Exactement au même moment, l’économiste Jacques Généreux publie La Grande Régression (Seuil), un autre livre qui tombe à pic : “En une génération, la quasi-certitude d’un progrès s’est peu à peu effacée devant l’évidence d’une régression sociale, écologique, morale et politique.”
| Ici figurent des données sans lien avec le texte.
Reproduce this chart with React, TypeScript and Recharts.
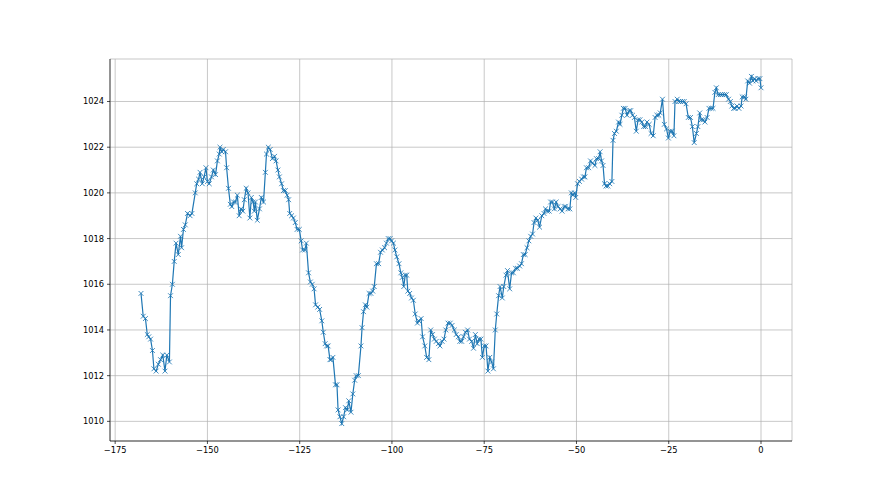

3. Quand on lui demandait les raisons de son soutien aux Palestiniens, Stéphane Hessel répliquait “respect du droit international”, “résolutions 242 et 338 du Conseil de sécurité de l’ONU” et “solution pacifique à un conflit territorial”. Il était ferme, précis et résolu. Et répondait avec une souveraine indifférence aux intimidations habituelles de ceux qui l’insultaient encore sur son lit de mort : “Il paraît que je suis antisémite. C’est nouveau, ça…” Là encore, Hessel était allé au-devant des coups et des ennuis. Avec l’espoir têtu de voir de son vivant une solution à un conflit de nouveau vitrifié après tant d’espoirs déçus. Hessel n’est plus ; son exigence de justice demeure.